抗IL-13抗体は、日本イーライリリーやブリストル・マイヤーズスクイブも開発中。リリーのレブリキズマブは、海外で行われたP3試験で、投与16週時点で皮膚病変の消失とかゆみの改善が認められています。
外用薬では、コレクチムを販売するJTがアリル炭化水素受容体(AhR)モジュレーターtapinarofを成人と2歳以上の小児を対象に開発。英ロイバント・サイエンシズ子会社のスイス・デルマバントから国内の権利を獲得した製品で、今年7月には8週間の投与で基剤と比べて皮膚病変を有意に改善したとの速報結果が発表されています。マルホも今年4月に米インサイト・コーポレーションから外用JAK阻害薬ルキソリチニブクリームを導入しています。
市場はデュピクセント一強
抗体医薬としては、協和キリンの抗OX40抗体「KHK4083」も開発が進んでいます。同薬は協和キリンが独自のポテリジェント技術を使って創製した抗体で、OX40を発現した活性化T細胞(主にTh2細胞)を減少させ、クローン増幅やメモリーT細胞形成を阻害する作用を持っています。

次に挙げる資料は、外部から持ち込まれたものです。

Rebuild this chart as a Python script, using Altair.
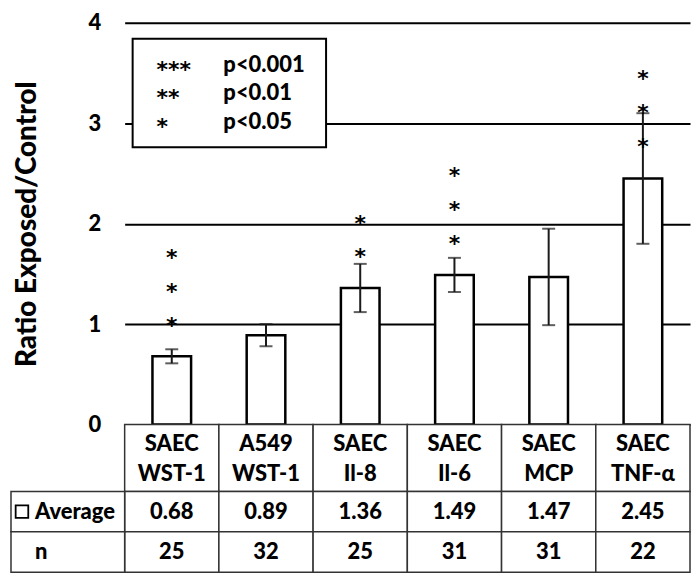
import altair as alt
import pandas as pd

# ---------------- data ----------------
categories = ["SAEC WST-1", "A549 WST-1", "SAEC Il-8", "SAEC Il-6", "SAEC MCP", "SAEC TNF-α"]
averages = [0.68, 0.89, 1.36, 1.49, 1.47, 2.45]
errors = [0.07, 0.11, 0.24, 0.17, 0.48, 0.65]
n_values = [25, 32, 25, 31, 31, 22]
# vertical positions (in ratio units) of the significance asterisks above each bar
star_positions = [[1.03, 1.37, 1.71], [], [1.72, 2.05], [1.85, 2.19, 2.52], [], [2.81, 3.15, 3.49]]
legend_stars = ["***", "**", "*"]
legend_text = ["p<0.001", "p<0.01", "p<0.05"]
legend_rows = [3.58, 3.30, 3.01]
legend_box = [3.84, 2.76]
y_ticks = [0, 1, 2, 3, 4]
row_names = ["Average", "n"]

FONT = "Lato"
STARFONT = "DejaVu Sans"
WEIGHT = 900
YTITLE = "Ratio Exposed/Control"
W = 567
H = 403

df = pd.DataFrame({"cat": categories, "avg": averages, "err": errors, "n": n_values})
df["lo"] = df["avg"] - df["err"]
df["hi"] = df["avg"] + df["err"]

stars_df = pd.DataFrame(
    [{"cat": c, "sy": s} for c, ss in zip(categories, star_positions) for s in ss]
)
legend_df = pd.DataFrame({"stars": legend_stars, "p": legend_text, "row": legend_rows})
box_df = pd.DataFrame({"top": [legend_box[0]], "bottom": [legend_box[1]]})

yscale = alt.Scale(domain=[0, 4], nice=False)
bar_xscale = alt.Scale(paddingInner=0.59, paddingOuter=0.295)
xbar = alt.X("cat:N", sort=categories, scale=bar_xscale, axis=None)

yaxis = alt.Axis(values=y_ticks, format="d", grid=True, gridColor="black", gridWidth=2,
                 domain=False, ticks=False, tickSize=0,
                 labelFont=FONT, labelFontSize=22, labelFontWeight=WEIGHT,
                 labelColor="black", labelPadding=24,
                 titleFont=FONT, titleFontSize=28, titleFontWeight=WEIGHT,
                 titleColor="black", titlePadding=47)

base = alt.Chart(df)

bars = base.mark_bar(fill="white", stroke="black", strokeWidth=2.5).encode(
    x=xbar,
    y=alt.Y("avg:Q", scale=yscale, axis=yaxis, title=YTITLE),
)

err_rule = base.mark_rule(color="#1a1a1a", strokeWidth=2).encode(
    x=xbar,
    y=alt.Y("lo:Q", scale=yscale, title=YTITLE),
    y2="hi:Q",
)
cap_lo = base.mark_tick(color="#1a1a1a", size=13, thickness=2, orient="horizontal").encode(
    x=xbar, y=alt.Y("lo:Q", scale=yscale, title=YTITLE)
)
cap_hi = base.mark_tick(color="#1a1a1a", size=13, thickness=2, orient="horizontal").encode(
    x=xbar, y=alt.Y("hi:Q", scale=yscale, title=YTITLE)
)

stars = alt.Chart(stars_df).mark_text(
    text="*", font=STARFONT, fontSize=22, fontWeight="bold", color="black",
    baseline="alphabetic", dy=12
).encode(
    x=alt.X("cat:N", sort=categories, scale=bar_xscale, axis=None),
    y=alt.Y("sy:Q", scale=yscale, title=YTITLE),
)

box = alt.Chart(box_df).mark_rect(fill="white", stroke="black", strokeWidth=2).encode(
    x=alt.value(8), x2=alt.value(202),
    y=alt.Y("top:Q", scale=yscale, title=YTITLE), y2="bottom:Q",
)

leg_stars = alt.Chart(legend_df).mark_text(
    font=STARFONT, fontSize=22, fontWeight="bold", color="black",
    align="left", baseline="alphabetic", dy=12
).encode(
    x=alt.value(32),
    y=alt.Y("row:Q", scale=yscale, title=YTITLE),
    text="stars:N",
)
leg_p = alt.Chart(legend_df).mark_text(
    font=FONT, fontSize=22, fontWeight=WEIGHT, color="black",
    align="left", baseline="middle"
).encode(
    x=alt.value(99),
    y=alt.Y("row:Q", scale=yscale, title=YTITLE),
    text="p:N",
)

top = alt.layer(bars, err_rule, cap_lo, cap_hi, stars, box, leg_stars, leg_p).properties(
    width=W, height=H
)

# ---------------- header row (category labels) ----------------
xtab = alt.X("cat:N", sort=categories,
             scale=alt.Scale(paddingInner=0, paddingOuter=0), axis=None)
HEAD_H = 67
head_cells = alt.Chart(df).mark_rect(fill="white", stroke="#333333", strokeWidth=1.5).encode(
    x=xtab, y=alt.value(0), y2=alt.value(HEAD_H)
)
head_text = alt.Chart(df).mark_text(
    font=FONT, fontSize=22, fontWeight=WEIGHT, color="black",
    lineBreak=" ", lineHeight=31, baseline="middle"
).encode(x=xtab, y=alt.value(19), text="cat:N")
header = alt.layer(head_cells, head_text).properties(width=W, height=HEAD_H)

# ---------------- data table rows ----------------
tab_df = pd.DataFrame(
    [{"cat": c, "row": "Average", "label": f"{a:.2f}"} for c, a in zip(categories, averages)]
    + [{"cat": c, "row": "n", "label": str(v)} for c, v in zip(categories, n_values)]
)
rows_df = pd.DataFrame({"row": row_names})
yrow = alt.Y("row:N", sort=row_names,
             scale=alt.Scale(paddingInner=0, paddingOuter=0), axis=None)

cells = alt.Chart(tab_df).mark_rect(fill="white", stroke="#333333", strokeWidth=1.5).encode(
    x=xtab, y=yrow
)
cell_text = alt.Chart(tab_df).mark_text(
    font=FONT, fontSize=22, fontWeight=WEIGHT, color="black", baseline="middle"
).encode(x=xtab, y=yrow, text="label:N")

left_cells = alt.Chart(rows_df).mark_rect(fill="white", stroke="#333333", strokeWidth=1.5).encode(
    x=alt.value(-114), x2=alt.value(0), y=yrow
)
left_text = alt.Chart(rows_df).mark_text(
    font=FONT, fontSize=22, fontWeight=WEIGHT, color="black",
    align="left", baseline="middle"
).encode(x=alt.value(-90), y=yrow, text="row:N")
swatch = alt.Chart(rows_df).transform_filter(alt.datum.row == "Average").mark_point(
    shape="square", filled=False, stroke="black", strokeWidth=1.8, size=160, opacity=1
).encode(x=alt.value(-103), y=yrow)

table = alt.layer(cells, cell_text, left_cells, left_text, swatch).properties(
    width=W, height=81
)

chart = alt.vconcat(top, header, table, spacing=0, bounds="flush").properties(
    padding={"left": 2, "top": 3, "right": 0, "bottom": 0}, background="white"
).configure_view(stroke=None)

chart.save("out.html", embed_options={"renderer": "svg", "actions": False})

協和キリンは昨年6月に米アムジェンと共同開発契約を結び、今年6月にグローバルP3試験をスタートさせましたが、患者利便性を追求した投与方法を検討するとして、現在はプログラムの修正を行っています。P3試験の再開時期は未定ですが、2025~26年の承認取得をめどに開発を進める方針です。
英エバリュエートによると、アトピー性皮膚炎を含む皮膚炎・湿疹治療薬の世界市場は2028年に167億ドルと21年比3倍に拡大すると予測されています。市場を牽引しているのはデュピクセントで、同市場での同薬の売上高は28年に90億ドルを超える見込みです。

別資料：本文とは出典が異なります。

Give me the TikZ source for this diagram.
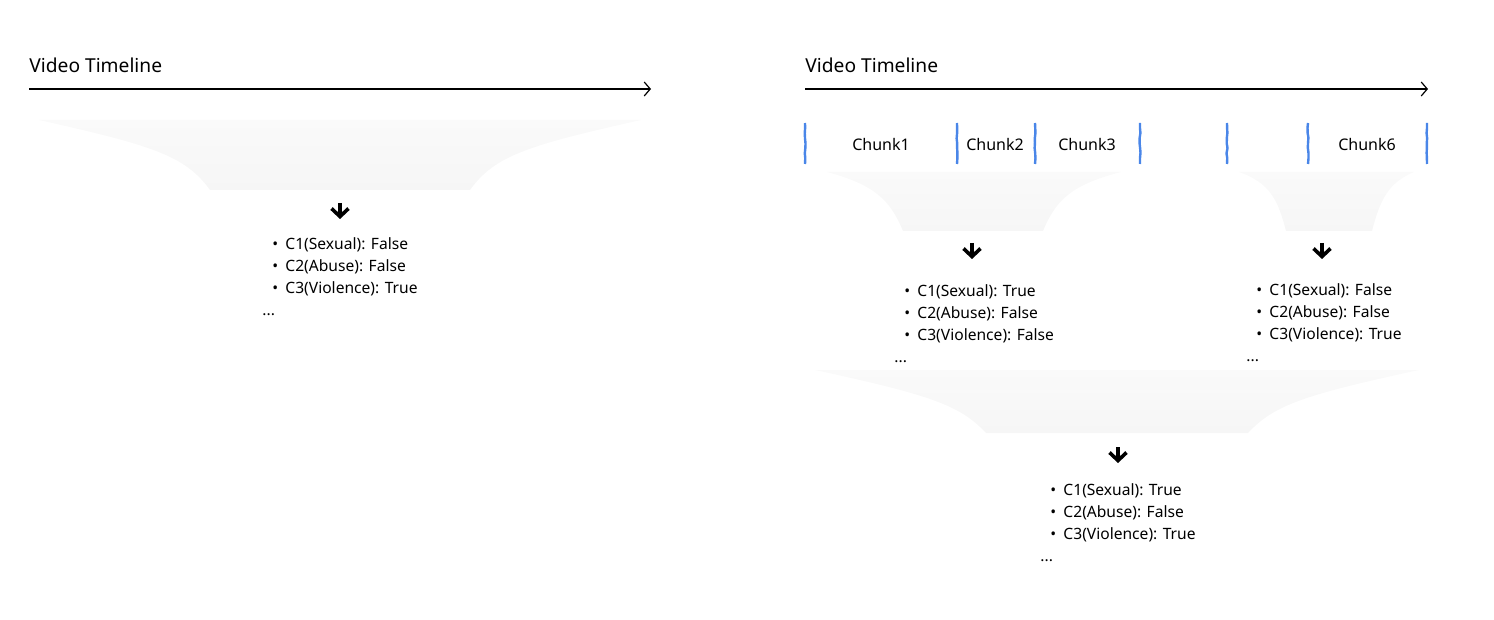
\documentclass[tikz,border=0pt]{standalone}
\usepackage{fontspec}
\setmainfont{Noto Sans}
\usetikzlibrary{arrows.meta,decorations.pathmorphing}
\definecolor{cutblue}{HTML}{4A86E8}
\tikzset{
  title/.style={anchor=west,inner sep=0pt,font=\fontsize{9.6}{11}\selectfont},   % timeline heading
  timeline/.style={-{Straight Barb[length=3pt,width=7pt]},line width=0.6pt},
  cut/.style={decorate,decoration={random steps,segment length=2.5pt,amplitude=0.25pt},cutblue,line width=1.2pt},% chunk border
  chunk/.style={inner sep=0pt,font=\fontsize{8}{10}\selectfont},
  funnel/.style={top color=gray!4,bottom color=gray!7,draw=none},
  down/.style={-{Straight Barb[length=4pt,width=8.5pt]},line width=1.8pt},
  items/.style={anchor=north west,align=left,inner sep=0pt,font=\fontsize{7.8}{11}\selectfont},
}
\newcommand{\pt}[1]{\hspace*{5pt}\textbullet\hspace{3.6pt}#1}

\begin{document}
\begin{tikzpicture}[x=0.5pt,y=-0.5pt]
  \useasboundingbox (0,0) rectangle (1494,620);
  \pgfmathsetseed{7}
  % whole video
  \node[title] (ltitle) at (29,65) {Video Timeline};
  \coordinate (lt0) at (29,89); \coordinate (lt1) at (651,89);
  \draw[timeline] (lt0) -- (lt1);
  \shade[funnel] (39,120) .. controls (150,145) and (185,155) .. (210,190) -- (470,190)
    .. controls (495,155) and (530,145) .. (641,120) -- cycle;
  \coordinate (la0) at (340,203); \coordinate (la1) at (340,219);
  \draw[down] (la0) -- (la1);
  \node[items] (lres) at (262,237.5) {\pt{C1(Sexual): False}\\ \pt{C2(Abuse): False}\\ \pt{C3(Violence): True}\\ ...};

  % chunked video
  \node[title] (rtitle) at (805,65) {Video Timeline};
  \coordinate (rt0) at (805,89); \coordinate (rt1) at (1428,89);
  \draw[timeline] (rt0) -- (rt1);
  \foreach \x in {805,957,1035,1140,1227,1308,1427}
    \draw[cut] (\x,123) -- (\x,164);
  \node[chunk] (c1) at (881,145) {Chunk1};
  \node[chunk] (c2) at (995,145) {Chunk2};
  \node[chunk] (c3) at (1087,145) {Chunk3};
  \node[chunk] (c6) at (1367,145) {Chunk6};
  \shade[funnel] (827,172) .. controls (875,185) and (890,200) .. (903,231) -- (1043,231)
    .. controls (1056,200) and (1071,185) .. (1121,172) -- cycle;
  \shade[funnel] (1239,172) .. controls (1270,183) and (1278,200) .. (1286,231) -- (1372,231)
    .. controls (1380,200) and (1388,183) .. (1414,172) -- cycle;
  \coordinate (a0) at (972,243); \coordinate (a1) at (972,259);
  \coordinate (b0) at (1322,243); \coordinate (b1) at (1322,259);
  \draw[down] (a0) -- (a1);
  \draw[down] (b0) -- (b1);
  \node[items] (ares) at (894,284) {\pt{C1(Sexual): True}\\ \pt{C2(Abuse): False}\\ \pt{C3(Violence): False}\\ ...};
  \node[items] (bres) at (1246,283) {\pt{C1(Sexual): False}\\ \pt{C2(Abuse): False}\\ \pt{C3(Violence): True}\\ ...};

  % merge of chunk results
  \shade[funnel] (815,370) .. controls (930,395) and (960,405) .. (986,433) -- (1248,433)
    .. controls (1274,405) and (1304,395) .. (1419,370) -- cycle;
  \coordinate (m0) at (1118,447); \coordinate (m1) at (1118,463);
  \draw[down] (m0) -- (m1);
  \node[items] (mres) at (1040,483) {\pt{C1(Sexual): True}\\ \pt{C2(Abuse): False}\\ \pt{C3(Violence): True}\\ ...};
\end{tikzpicture}
\end{document}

ミチーガを開発した中外製薬も、皮膚科領域に強みを持つスイス・ガルデルマを通じてネモリズマブの海外展開を目指しています。アトピー性皮膚炎に伴うそう痒のほか、結節性痒疹と慢性腎臓病に伴うそう痒の適応でも後期開発が進行中です。
病態理解が進んだことで一気に激戦市場となったアトピー性皮膚炎治療薬。激しい競争の中、各薬剤がどんな立ち位置を築くかが焦点となりそうです。